People often assume that I must be rich to indulge in this hobby. Far from it, I am a workaholic small business manager who has steadfastly maintained a focus. While my peers partied, traveled and indulged in new cars, boats and other luxuries, my wife and I would at times go vacationless for years in order to feed our audio habit. Lots of sacrifice for my passion. It's a matter differing priorities.

My wife (and listening partner for 25 years) shares my passion. Actually, her listening ability is superior to mine because she is unfettered by the preconceived knowledge of the industry. Her listening experiences are pure and unprejudiced by what tubes should or should not sound like, or the differences between silver and copper cable - or any such baggage from our universe. She keeps me straight and we share both the music and the system.

Our system slowly and inexorably evolved up to September 11, 2001 (yes, that 9/11) which for me took on profound personal significance.

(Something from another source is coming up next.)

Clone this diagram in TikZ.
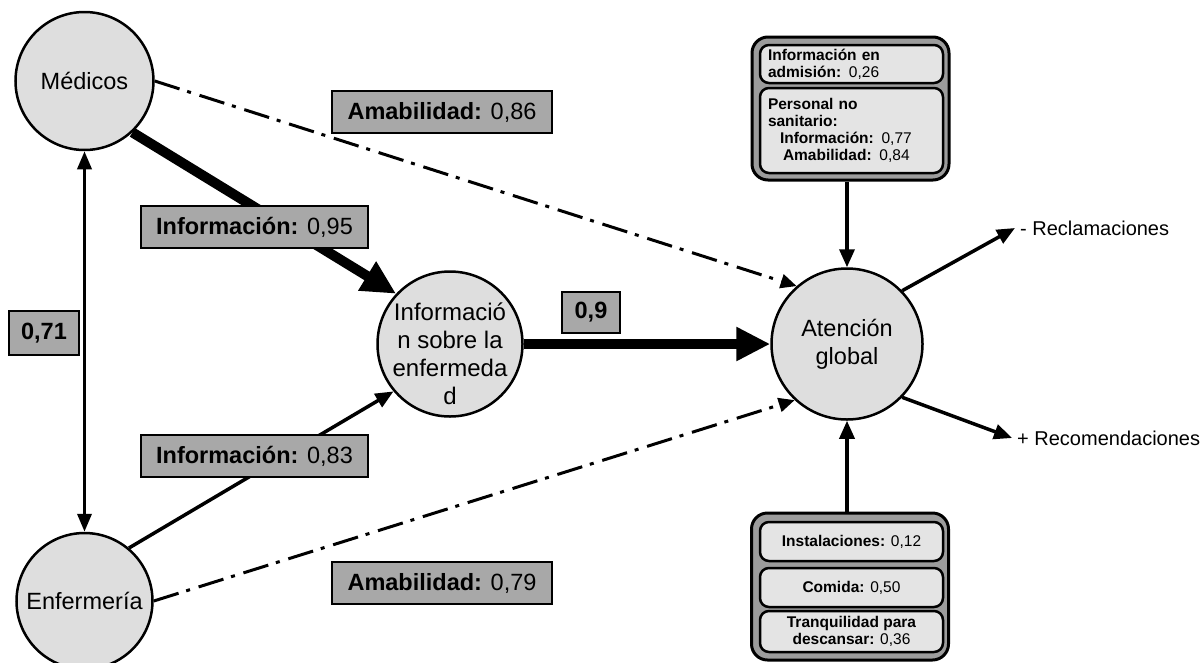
\documentclass[tikz,border=0pt]{standalone}
\usepackage{fontspec}
\setmainfont{Liberation Sans}
\usetikzlibrary{arrows.meta}
\definecolor{circfill}{HTML}{DEDEDE}
\definecolor{lblfill}{HTML}{A8A8A8}
\definecolor{outerfill}{HTML}{9C9C9C}
\definecolor{innerfill}{HTML}{E4E4E4}
\begin{document}
\begin{tikzpicture}[x=1pt,y=-1pt,
  circ/.style={circle,draw,line width=2.5pt,fill=circfill,inner sep=0pt,align=center,
    font=\fontsize{23.5}{28}\selectfont},
  lbl/.style={draw,line width=2.5pt,fill=lblfill,inner sep=0pt,minimum height=42pt,
    font=\fontsize{23.5}{28}\selectfont},
  thickarr/.style={line width=10pt,-{Triangle[length=34pt,width=32pt]}},
  thinarr/.style={line width=3.5pt,-{Triangle[length=18pt,width=15pt]}},
  botharr/.style={line width=3.5pt,{Triangle[length=18pt,width=14pt]}-{Triangle[length=18pt,width=14pt]}},
  dd/.style={line width=3pt,dash pattern=on 26pt off 8pt on 4pt off 9pt,-{Triangle[length=16pt,width=14pt]}},
  outerbox/.style={draw,line width=3pt,fill=outerfill,rounded corners=16pt,inner sep=0pt,minimum width=197pt},
  innerbox/.style={draw,line width=2.5pt,fill=innerfill,rounded corners=9pt,inner sep=0pt,minimum width=183pt,
    font=\fontsize{15.5}{17}\selectfont},
  outtxt/.style={anchor=west,inner sep=5pt,font=\fontsize{20}{24}\selectfont}
]
\useasboundingbox (0,0) rectangle (1204,662);
\fill[white] (0,0) rectangle (1204,662);

% circles
\node[circ,minimum size=138pt] (med) at (84.5,81) {Médicos};
\node[circ,minimum size=136pt] (enf) at (84.5,601) {Enfermería};
\node[circ,minimum size=145pt] (info) at (450,344) {};
\node[align=center,inner sep=0pt,font=\fontsize{24}{28}\selectfont] (infotxt) at (450,354)
  {Informació\\n sobre la\\enfermeda\\d};
\node[circ,minimum size=151pt] (att) at (847,344) {Atención\\global};

% top box
\node[outerbox,minimum height=143pt] (topbox) at (850.5,108.5) {};
\node[innerbox,minimum height=38pt,text width=167pt,inner xsep=8pt,align=left] (tb1) at (851.5,64)
  {\textbf{Información en}\\\textbf{admisión:} 0,26};
\node[innerbox,minimum height=85pt,text width=167pt,inner xsep=8pt,align=left] (tb2) at (851.5,130.5)
  {\textbf{Personal no}\\\textbf{sanitario:}\\\hspace*{12pt}\textbf{Información:} 0,77\\\hspace*{15pt}\textbf{Amabilidad:} 0,84};

% bottom box
\node[outerbox,minimum height=147pt] (botbox) at (850,586.5) {};
\node[innerbox,minimum height=39pt,align=center] (bb1) at (851.5,541.5) {\textbf{Instalaciones:} 0,12};
\node[innerbox,minimum height=39pt,align=center] (bb2) at (851.5,587.5) {\textbf{Comida:} 0,50};
\node[innerbox,minimum height=41pt,align=center] (bb3) at (851.5,631.5)
  {\textbf{Tranquilidad para}\\\textbf{descansar:} 0,36};

% outputs
\node[outtxt] (rec) at (1015,228) {- Reclamaciones};
\node[outtxt] (recom) at (1012,438) {+ Recomendaciones};

% connectors
\draw[thickarr] (med.-47) -- (info.137);
\draw[thinarr] (enf.50) -- (info.220);
\draw[thickarr] (info.east) -- (att.west);
\draw[botharr] (med) -- (enf);
\draw[dd] (med.east) -- (att.131);
\draw[dd] (enf.east) -- (att.227);
\draw[thinarr] (topbox.south -| att.north) -- (att.north);
\draw[thinarr] (botbox.north -| att.south) -- (att.south);
\draw[thinarr] (att.44) -- (rec.west);
\draw[thinarr] (att.-44) -- (recom.west);

% labels
\node[lbl,minimum width=220pt] (l86) at (442,112) {\textbf{Amabilidad:} 0,86};
\node[lbl,minimum width=227pt] (l95) at (254.5,227) {\textbf{Información:} 0,95};
\node[lbl,minimum width=70pt,minimum height=44pt] (l71) at (44,333) {\textbf{0,71}};
\node[lbl,minimum width=227pt] (l83) at (254.5,456) {\textbf{Información:} 0,83};
\node[lbl,minimum width=220pt] (l79) at (442,583) {\textbf{Amabilidad:} 0,79};
\node[lbl,minimum width=58pt,minimum height=41pt] (l9) at (591,312.5) {\textbf{0,9}};
\end{tikzpicture}
\end{document}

While playing a regular pickup game of basketball at the local YMCA, early that morning I died - literally. Almost exactly at the same time that the world trade towers were hit, I dropped dead while playing ball. One second I was running down the court and the next, I simply collapsed. My heart and respiration had completely stopped. Through Divine Intervention, Fate or a combination of both, the YMCA had just recently installed a cardiac defibrillator. By further chance, a trained operator was on site early that day. With a success window of less than 3 minutes left, I was miraculously brought back. Yes, 9/11 has profound meaning for many. For me, it was the day of my rebirth. Now, what does this have to do with audio and reviewing?

Actually, quite a lot. After this type of event, one views life differently. My audio progression was always one of incremental growth. According to the family budget, a new piece every year or two as the finances would allow. But after 9/11, my perspective changed. Long discussions with my wife resulted in changed priorities. Slow and patient building of one's dream might not be the right choice for us any longer. Life is tenuous. The times that my wife and I listen together are among my most prized. We decided that something that brings us both so much happiness and enjoyment and which we both share so passionately - why not go for it? We re-mortgaged the house and during a period of four years, the system now stands as my ultimate dream. It is the culmination of many years of dreams, passion and hard work. While others traveled, accumulating boats, new cars or pursued other vices, mine was a steadfast journey in audio. For all of you with non-audiophile wives - eat your heart out. Having been reborn from the dead, living with a beautiful wife that shares my audio insanity, I'm now also the proud owner of a pair of Wilson Audio X-2 speakers and Walker Audio Proscenium Gold Reference turntable. What more can you want? All in all, I figure I'm the luckiest guy on the planet.

I rarely listen casually. Most often it is an event , with the door closed, lights off and sometimes just a touch of cognac for gentle relaxation. My wife and I listen together and share the experience. (Our friends all know not to even bother calling us on Saturday nights – we won’t hear the phone.) We listen and then discuss the sound and the equipment. It’s a wonderful experience! Over the years and with age, time and perspective, my focus has shifted from equipment to music. Although I appreciate the technology of the equipment, in talking to the designers, I find their vision and passion to be more important than the elegance of the design. In my youth, I viewed audio as a singular event. Today I realize that it is a never-ending process. My audio philosophy is to keep an open mind, remember that it’s a hobby and most importantly, to have fun.